La saga des Tortues Ninja
En novembre 1983, dans un modeste appartement du New Hampshire, deux trentenaires fauchés, Kevin Eastman et Peter Laird, gribouillent ce qui allait devenir l’un des concepts les plus improbables et lucratifs de la pop culture. Eastman, dans un moment d’inspiration aussi absurde qu’improvisé, dessine une tortue debout équipée de nunchakus. Laird éclate de rire. Ce qui ne devait être qu’une blague entre amis se transforme en un projet sérieux : créer un comic book complet, sombre et violent, parodiant les tendances des BD de l’époque, notamment les univers de Frank Miller (Daredevil, Ronin) et la vague ninja qui envahit le cinéma.
En mai 1984, sort le premier numéro de Teenage Mutant Ninja Turtles, auto-édité en seulement 3000 exemplaires et en noir et blanc.
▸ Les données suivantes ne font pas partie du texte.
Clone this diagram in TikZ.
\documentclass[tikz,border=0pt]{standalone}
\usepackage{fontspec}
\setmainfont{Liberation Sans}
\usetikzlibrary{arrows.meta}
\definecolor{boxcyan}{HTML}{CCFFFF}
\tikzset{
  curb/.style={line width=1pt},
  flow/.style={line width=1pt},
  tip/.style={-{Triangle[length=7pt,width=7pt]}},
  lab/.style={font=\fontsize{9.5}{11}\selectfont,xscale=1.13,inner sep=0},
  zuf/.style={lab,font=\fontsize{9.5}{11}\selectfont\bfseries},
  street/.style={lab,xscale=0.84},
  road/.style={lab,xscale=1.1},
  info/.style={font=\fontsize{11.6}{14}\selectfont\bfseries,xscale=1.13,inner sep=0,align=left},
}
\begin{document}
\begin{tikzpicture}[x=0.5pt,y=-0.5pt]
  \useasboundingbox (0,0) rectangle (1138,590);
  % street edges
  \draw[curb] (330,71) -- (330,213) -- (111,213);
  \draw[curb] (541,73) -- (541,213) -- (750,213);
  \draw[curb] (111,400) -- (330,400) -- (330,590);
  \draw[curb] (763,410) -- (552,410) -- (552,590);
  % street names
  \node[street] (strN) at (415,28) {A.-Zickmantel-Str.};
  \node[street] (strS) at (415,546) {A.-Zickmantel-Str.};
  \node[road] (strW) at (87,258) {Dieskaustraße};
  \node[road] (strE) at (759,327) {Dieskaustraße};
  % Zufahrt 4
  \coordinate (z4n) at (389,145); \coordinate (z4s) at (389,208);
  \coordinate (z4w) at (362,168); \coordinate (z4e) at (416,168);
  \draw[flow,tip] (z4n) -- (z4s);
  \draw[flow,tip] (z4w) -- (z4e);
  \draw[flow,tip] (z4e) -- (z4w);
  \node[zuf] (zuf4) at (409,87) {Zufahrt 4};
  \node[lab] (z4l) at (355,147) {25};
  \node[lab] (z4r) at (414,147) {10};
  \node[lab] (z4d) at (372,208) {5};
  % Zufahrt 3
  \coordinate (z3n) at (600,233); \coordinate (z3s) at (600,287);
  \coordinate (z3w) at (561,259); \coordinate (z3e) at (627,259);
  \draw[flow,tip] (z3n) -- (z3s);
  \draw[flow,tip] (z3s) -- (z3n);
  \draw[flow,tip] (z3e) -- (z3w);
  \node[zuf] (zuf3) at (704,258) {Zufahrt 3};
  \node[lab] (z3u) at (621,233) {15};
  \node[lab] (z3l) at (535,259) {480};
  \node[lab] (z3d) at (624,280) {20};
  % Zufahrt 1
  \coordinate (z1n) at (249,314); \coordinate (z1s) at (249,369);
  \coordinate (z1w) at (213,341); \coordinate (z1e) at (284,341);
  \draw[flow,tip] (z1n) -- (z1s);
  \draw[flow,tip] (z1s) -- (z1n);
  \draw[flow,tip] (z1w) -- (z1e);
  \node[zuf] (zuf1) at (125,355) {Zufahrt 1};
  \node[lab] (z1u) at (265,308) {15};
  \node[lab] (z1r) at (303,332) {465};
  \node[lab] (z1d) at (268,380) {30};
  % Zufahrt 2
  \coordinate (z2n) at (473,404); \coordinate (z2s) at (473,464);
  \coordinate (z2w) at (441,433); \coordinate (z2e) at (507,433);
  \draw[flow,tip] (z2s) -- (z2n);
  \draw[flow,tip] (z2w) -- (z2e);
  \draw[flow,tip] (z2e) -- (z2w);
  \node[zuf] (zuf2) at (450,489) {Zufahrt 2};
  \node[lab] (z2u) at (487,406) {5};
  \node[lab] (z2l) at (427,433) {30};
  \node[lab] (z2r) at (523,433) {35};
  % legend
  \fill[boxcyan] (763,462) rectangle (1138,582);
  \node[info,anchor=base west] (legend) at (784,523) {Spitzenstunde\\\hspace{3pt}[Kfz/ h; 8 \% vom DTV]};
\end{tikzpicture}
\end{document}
Les deux compères s’attendent à en vendre quelques dizaines. Ils écoulent tout en quelques semaines. Le bouche-à-oreille transforme leur délire en petit phénomène underground. Le ton est brutal : les tortues tuent, le sang gicle, l’humour est noir. Rien à voir avec ce que le grand public connaîtra quelques années plus tard. Les influences sont claires : un mélange de culture ninja, de science-fiction mutante et d’ambiances urbaines crasseuses inspirées par New York. La ville est presque un personnage à part entière : sombre, humide, grouillante et parfaite pour accueillir quatre justiciers mutants en carapace.
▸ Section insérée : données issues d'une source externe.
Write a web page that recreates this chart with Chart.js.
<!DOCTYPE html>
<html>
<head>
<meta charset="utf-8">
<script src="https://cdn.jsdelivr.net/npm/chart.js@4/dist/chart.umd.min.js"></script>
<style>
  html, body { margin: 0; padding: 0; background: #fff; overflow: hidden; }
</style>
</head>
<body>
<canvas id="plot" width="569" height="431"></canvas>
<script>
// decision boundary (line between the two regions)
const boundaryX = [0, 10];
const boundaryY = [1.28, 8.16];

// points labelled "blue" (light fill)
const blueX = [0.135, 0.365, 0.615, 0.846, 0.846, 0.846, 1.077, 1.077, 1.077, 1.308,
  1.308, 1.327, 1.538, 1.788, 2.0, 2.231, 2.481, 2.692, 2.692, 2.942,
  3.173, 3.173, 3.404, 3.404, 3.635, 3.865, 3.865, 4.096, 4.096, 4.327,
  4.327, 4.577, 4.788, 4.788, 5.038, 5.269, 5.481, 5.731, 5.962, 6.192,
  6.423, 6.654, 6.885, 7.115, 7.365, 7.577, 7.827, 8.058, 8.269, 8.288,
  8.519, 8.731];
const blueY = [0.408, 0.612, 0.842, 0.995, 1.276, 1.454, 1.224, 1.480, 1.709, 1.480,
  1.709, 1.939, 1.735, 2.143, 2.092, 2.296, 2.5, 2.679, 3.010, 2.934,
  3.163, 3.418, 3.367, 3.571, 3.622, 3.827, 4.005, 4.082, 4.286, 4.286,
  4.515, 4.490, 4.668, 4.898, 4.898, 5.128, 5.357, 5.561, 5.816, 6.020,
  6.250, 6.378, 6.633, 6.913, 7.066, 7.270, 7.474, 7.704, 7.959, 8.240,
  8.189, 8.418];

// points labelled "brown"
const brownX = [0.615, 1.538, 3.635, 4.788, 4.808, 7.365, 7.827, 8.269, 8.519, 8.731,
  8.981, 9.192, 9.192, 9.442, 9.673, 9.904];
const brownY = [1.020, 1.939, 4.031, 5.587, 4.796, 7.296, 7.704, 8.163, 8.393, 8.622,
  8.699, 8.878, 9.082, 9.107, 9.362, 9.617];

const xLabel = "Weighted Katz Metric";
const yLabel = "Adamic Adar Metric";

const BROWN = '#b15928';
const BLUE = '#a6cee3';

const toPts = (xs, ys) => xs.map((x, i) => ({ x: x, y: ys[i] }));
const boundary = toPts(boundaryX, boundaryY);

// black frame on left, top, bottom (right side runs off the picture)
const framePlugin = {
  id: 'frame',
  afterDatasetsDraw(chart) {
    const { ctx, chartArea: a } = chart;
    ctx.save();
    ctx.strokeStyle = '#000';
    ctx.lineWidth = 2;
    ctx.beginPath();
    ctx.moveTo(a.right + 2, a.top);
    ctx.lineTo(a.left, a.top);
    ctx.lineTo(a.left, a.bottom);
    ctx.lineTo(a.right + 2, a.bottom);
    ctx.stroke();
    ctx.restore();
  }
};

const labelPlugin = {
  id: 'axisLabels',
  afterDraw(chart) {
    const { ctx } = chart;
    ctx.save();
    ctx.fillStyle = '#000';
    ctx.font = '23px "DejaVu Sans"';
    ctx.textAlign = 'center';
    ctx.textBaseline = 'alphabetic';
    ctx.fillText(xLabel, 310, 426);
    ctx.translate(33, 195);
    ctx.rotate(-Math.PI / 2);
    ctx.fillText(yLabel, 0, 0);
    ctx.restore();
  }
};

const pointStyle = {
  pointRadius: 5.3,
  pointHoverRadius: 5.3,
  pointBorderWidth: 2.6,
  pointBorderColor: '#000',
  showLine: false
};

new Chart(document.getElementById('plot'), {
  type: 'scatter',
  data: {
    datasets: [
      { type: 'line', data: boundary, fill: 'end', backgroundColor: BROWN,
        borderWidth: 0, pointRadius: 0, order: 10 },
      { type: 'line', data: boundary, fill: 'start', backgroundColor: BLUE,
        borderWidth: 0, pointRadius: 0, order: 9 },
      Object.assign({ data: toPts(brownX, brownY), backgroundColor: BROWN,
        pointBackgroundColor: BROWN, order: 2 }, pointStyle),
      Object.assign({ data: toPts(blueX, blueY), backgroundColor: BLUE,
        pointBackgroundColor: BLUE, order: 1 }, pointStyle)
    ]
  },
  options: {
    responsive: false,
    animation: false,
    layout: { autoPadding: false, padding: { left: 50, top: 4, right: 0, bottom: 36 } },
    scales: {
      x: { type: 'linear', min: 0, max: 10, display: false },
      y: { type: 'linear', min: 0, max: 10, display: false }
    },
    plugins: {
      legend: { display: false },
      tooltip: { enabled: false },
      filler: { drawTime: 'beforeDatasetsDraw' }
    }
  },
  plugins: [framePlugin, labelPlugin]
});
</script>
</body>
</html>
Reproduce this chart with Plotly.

Du comic underground à la pizza télévisée
En 1987, l’univers change radicalement. Des producteurs flairent le potentiel, mais veulent toucher un public plus large, notamment les enfants. Résultat : une série animée colorée, beaucoup plus légère, débarque à la télévision. Les combats sont adoucis, les dialogues plus humoristiques, et les pizzas deviennent le carburant officiel des héros. On introduit même un code couleur pour différencier visuellement les quatre frères : Leonardo en bleu, le chef responsable et maniaque du code d’honneur; Michelangelo en orange, le rigolo, fan de skateboard et de nunchakus; Donatello en violet, le geek inventeur, roi du bricolage technologique; Raphael en rouge, le rebelle sarcastique, toujours prêt à s’embrouiller avec Leonardo.